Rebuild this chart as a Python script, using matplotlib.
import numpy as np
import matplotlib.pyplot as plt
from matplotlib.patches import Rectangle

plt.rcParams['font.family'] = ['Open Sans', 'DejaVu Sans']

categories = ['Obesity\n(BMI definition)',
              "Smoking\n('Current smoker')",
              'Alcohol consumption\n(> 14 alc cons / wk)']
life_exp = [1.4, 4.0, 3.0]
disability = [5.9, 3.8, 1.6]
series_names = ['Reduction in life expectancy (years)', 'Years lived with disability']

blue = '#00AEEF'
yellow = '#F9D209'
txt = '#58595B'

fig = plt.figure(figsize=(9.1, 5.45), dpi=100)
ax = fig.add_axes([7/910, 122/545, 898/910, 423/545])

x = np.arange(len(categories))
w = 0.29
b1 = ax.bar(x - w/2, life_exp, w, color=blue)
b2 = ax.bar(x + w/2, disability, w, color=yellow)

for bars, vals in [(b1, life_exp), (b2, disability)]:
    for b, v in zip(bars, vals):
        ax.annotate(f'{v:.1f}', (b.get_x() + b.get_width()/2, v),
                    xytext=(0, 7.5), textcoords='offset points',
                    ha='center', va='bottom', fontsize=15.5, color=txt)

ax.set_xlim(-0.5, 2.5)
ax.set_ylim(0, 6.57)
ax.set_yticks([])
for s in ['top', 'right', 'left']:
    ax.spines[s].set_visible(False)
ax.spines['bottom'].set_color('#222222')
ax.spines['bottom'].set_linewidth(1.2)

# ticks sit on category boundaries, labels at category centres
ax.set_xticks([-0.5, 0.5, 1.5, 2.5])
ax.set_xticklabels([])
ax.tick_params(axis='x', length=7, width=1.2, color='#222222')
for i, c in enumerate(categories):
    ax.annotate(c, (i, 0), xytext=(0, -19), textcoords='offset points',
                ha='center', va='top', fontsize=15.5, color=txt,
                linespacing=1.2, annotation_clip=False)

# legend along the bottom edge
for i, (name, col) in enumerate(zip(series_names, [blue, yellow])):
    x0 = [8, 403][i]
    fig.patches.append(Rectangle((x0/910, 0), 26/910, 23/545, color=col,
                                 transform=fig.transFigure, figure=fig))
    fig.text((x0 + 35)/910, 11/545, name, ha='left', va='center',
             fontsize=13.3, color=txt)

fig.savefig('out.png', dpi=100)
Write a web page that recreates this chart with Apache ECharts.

* _EXERCISE TASK_
Reproduce the full listing above, character for character.

* _ANSWER TO THIS PROBLEM_
Rebuild this chart as a Python script, using matplotlib.
import numpy as np
import matplotlib.pyplot as plt
from matplotlib.patches import Rectangle

plt.rcParams['font.family'] = ['Open Sans', 'DejaVu Sans']

categories = ['Obesity\n(BMI definition)',
              "Smoking\n('Current smoker')",
              'Alcohol consumption\n(> 14 alc cons / wk)']
life_exp = [1.4, 4.0, 3.0]
disability = [5.9, 3.8, 1.6]
series_names = ['Reduction in life expectancy (years)', 'Years lived with disability']

blue = '#00AEEF'
yellow = '#F9D209'
txt = '#58595B'

fig = plt.figure(figsize=(9.1, 5.45), dpi=100)
ax = fig.add_axes([7/910, 122/545, 898/910, 423/545])

x = np.arange(len(categories))
w = 0.29
b1 = ax.bar(x - w/2, life_exp, w, color=blue)
b2 = ax.bar(x + w/2, disability, w, color=yellow)

for bars, vals in [(b1, life_exp), (b2, disability)]:
    for b, v in zip(bars, vals):
        ax.annotate(f'{v:.1f}', (b.get_x() + b.get_width()/2, v),
                    xytext=(0, 7.5), textcoords='offset points',
                    ha='center', va='bottom', fontsize=15.5, color=txt)

ax.set_xlim(-0.5, 2.5)
ax.set_ylim(0, 6.57)
ax.set_yticks([])
for s in ['top', 'right', 'left']:
    ax.spines[s].set_visible(False)
ax.spines['bottom'].set_color('#222222')
ax.spines['bottom'].set_linewidth(1.2)

# ticks sit on category boundaries, labels at category centres
ax.set_xticks([-0.5, 0.5, 1.5, 2.5])
ax.set_xticklabels([])
ax.tick_params(axis='x', length=7, width=1.2, color='#222222')
for i, c in enumerate(categories):
    ax.annotate(c, (i, 0), xytext=(0, -19), textcoords='offset points',
                ha='center', va='top', fontsize=15.5, color=txt,
                linespacing=1.2, annotation_clip=False)

# legend along the bottom edge
for i, (name, col) in enumerate(zip(series_names, [blue, yellow])):
    x0 = [8, 403][i]
    fig.patches.append(Rectangle((x0/910, 0), 26/910, 23/545, color=col,
                                 transform=fig.transFigure, figure=fig))
    fig.text((x0 + 35)/910, 11/545, name, ha='left', va='center',
             fontsize=13.3, color=txt)

fig.savefig('out.png', dpi=100)
Write a web page that recreates this chart with Apache ECharts.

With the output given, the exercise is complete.